Eppure, Vacanze di Natale era ancora un’idea troppo strana in confronto ai successivi cinepanettoni. Il film di Vanzina era una foto, uno spaccato degli anni ’80 che offriva un quadro a tratti interessante della società e dell’imperante bisogno di sfoggiare la propria vita, col consumismo galoppante che muoveva inesorabile i propri passi. O almeno questo è quello che gli italiani pensavano, ritrovandosi troppo spesso, ancora oggi, di fronte a tante contraddizioni che presentano l’Italia e i suoi ceti.
La critica fu benevolente nei confronti della commedia, senza percepire il movimento che avrebbe creato di lì a poco. In realtà, la vera e propria esplosione dei cinepanettoni arriverà solo con gli anni ’90, ma i Vanzina, scaltri come delle faine, avevano già annusato il potenziale. Fu così che appena un anno dopo, di nuovo, si tentò la stessa operazione, stavolta puntando a Las Vegas. Il trio di Cortina tornò in tutto il suo splendore: Amendola, De Sica e Calà tornano per Vacanze in America, dove una comitiva scolastica si spinge dall’altra parte dell’oceano per una gita dai risvolti unici.
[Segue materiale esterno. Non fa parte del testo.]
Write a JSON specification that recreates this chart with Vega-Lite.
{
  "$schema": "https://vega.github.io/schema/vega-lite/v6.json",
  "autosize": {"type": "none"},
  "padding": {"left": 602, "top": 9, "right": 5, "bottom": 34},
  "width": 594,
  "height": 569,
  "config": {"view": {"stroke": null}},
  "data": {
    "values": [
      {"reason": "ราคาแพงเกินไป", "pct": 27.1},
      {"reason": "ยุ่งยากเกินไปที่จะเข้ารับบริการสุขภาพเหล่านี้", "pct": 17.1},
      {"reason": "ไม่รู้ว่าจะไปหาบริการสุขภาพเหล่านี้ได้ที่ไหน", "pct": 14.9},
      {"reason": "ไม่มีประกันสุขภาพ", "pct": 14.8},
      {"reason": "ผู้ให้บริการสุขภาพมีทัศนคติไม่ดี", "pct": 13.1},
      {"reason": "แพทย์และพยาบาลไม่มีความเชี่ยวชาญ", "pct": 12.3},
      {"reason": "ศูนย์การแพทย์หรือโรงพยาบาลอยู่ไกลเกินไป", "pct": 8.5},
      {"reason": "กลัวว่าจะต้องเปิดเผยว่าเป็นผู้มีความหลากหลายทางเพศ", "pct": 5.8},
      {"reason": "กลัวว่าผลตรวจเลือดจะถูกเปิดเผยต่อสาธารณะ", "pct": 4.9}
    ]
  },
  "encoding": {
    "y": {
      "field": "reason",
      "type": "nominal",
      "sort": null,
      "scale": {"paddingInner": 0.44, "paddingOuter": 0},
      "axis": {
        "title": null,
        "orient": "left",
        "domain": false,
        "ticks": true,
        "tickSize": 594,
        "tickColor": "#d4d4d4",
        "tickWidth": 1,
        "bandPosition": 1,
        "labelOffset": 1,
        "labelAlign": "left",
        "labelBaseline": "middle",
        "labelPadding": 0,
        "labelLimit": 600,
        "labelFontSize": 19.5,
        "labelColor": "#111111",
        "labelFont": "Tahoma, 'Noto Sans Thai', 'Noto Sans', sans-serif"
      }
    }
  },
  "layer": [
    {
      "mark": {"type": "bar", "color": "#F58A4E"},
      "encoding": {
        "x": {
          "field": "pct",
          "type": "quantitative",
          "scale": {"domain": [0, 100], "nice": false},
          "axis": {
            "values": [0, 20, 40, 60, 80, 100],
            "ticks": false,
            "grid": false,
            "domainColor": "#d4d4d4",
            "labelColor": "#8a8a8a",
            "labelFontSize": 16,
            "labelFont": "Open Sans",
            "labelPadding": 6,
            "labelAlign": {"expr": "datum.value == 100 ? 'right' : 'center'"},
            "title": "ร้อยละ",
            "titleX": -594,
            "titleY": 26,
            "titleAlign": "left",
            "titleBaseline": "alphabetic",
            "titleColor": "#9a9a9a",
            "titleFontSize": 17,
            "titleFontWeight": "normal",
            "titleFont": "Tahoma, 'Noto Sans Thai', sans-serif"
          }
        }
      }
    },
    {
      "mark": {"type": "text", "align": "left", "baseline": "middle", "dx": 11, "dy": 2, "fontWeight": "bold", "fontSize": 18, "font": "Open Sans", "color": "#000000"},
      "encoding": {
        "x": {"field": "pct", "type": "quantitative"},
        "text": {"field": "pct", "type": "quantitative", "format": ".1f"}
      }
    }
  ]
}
Un film che non ottenne lo stesso successo (quell’anno il botteghino fu dominato da Non ci resta che piangere, con Benigni e Troisi), ma che definì alcuni elementi chiave del genere. Uno di questi era ovviamente De Sica, che anche nei panni di un parroco riuscirà a dare inizio a quella spirale di sex symbol che lo contraddistinguerà per molti anni a venire. Anche con l’abito talare, insomma, De Sica cuccava. Cuccava e respingeva. Cosa che presto non avrebbe però più fatto.
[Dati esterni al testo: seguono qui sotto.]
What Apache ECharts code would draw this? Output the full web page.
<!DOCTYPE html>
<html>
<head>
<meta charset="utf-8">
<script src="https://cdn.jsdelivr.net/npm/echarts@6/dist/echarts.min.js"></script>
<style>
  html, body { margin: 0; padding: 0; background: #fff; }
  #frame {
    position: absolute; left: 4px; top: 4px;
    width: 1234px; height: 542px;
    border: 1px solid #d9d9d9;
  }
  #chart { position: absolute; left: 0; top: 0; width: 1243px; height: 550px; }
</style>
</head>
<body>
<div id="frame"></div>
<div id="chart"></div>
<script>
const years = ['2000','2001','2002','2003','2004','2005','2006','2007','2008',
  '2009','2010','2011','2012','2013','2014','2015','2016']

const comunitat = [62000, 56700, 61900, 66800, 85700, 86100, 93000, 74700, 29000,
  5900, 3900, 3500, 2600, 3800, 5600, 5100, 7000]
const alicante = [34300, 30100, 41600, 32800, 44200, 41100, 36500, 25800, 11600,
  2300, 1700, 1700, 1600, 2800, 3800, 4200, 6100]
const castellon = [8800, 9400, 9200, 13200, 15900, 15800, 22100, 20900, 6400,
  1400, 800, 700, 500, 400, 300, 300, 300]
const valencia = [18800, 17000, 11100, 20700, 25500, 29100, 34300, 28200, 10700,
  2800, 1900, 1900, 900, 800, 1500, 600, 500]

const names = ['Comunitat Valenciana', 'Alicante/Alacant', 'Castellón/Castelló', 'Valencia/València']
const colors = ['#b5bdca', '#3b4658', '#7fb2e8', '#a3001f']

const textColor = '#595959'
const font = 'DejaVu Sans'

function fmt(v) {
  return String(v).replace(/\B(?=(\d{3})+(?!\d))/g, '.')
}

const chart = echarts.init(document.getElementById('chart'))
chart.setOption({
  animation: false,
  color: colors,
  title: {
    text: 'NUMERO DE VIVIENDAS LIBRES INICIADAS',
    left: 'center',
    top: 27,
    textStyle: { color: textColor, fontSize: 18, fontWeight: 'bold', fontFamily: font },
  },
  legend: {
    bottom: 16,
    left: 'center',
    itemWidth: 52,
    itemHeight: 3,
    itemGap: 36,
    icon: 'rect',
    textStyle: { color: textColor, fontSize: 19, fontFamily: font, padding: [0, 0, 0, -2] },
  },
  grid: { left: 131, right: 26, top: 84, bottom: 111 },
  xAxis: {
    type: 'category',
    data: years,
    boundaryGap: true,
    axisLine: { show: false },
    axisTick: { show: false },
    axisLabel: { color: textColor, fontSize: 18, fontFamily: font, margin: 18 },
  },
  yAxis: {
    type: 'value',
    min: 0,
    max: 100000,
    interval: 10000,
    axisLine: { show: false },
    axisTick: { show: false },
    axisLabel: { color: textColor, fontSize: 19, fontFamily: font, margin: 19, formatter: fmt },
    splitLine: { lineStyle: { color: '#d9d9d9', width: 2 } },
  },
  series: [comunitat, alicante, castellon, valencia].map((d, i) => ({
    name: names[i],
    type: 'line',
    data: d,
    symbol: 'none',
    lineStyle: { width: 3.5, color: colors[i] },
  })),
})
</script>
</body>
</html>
La formula del film natalizio, così, venne messa a riposare per circa un lustro, nel quale le grandi menti di Filmauro si concentrarono per capire come massimizzare il tutto. Il pubblico amava questi comici, amava le commedie teatrali degli equivoci, amava ridere sotto le feste. C’era solo una cosa da fare: aspettare gli anni ’90, per dare il via a un fenomeno senza precedenti per il Bel Paese.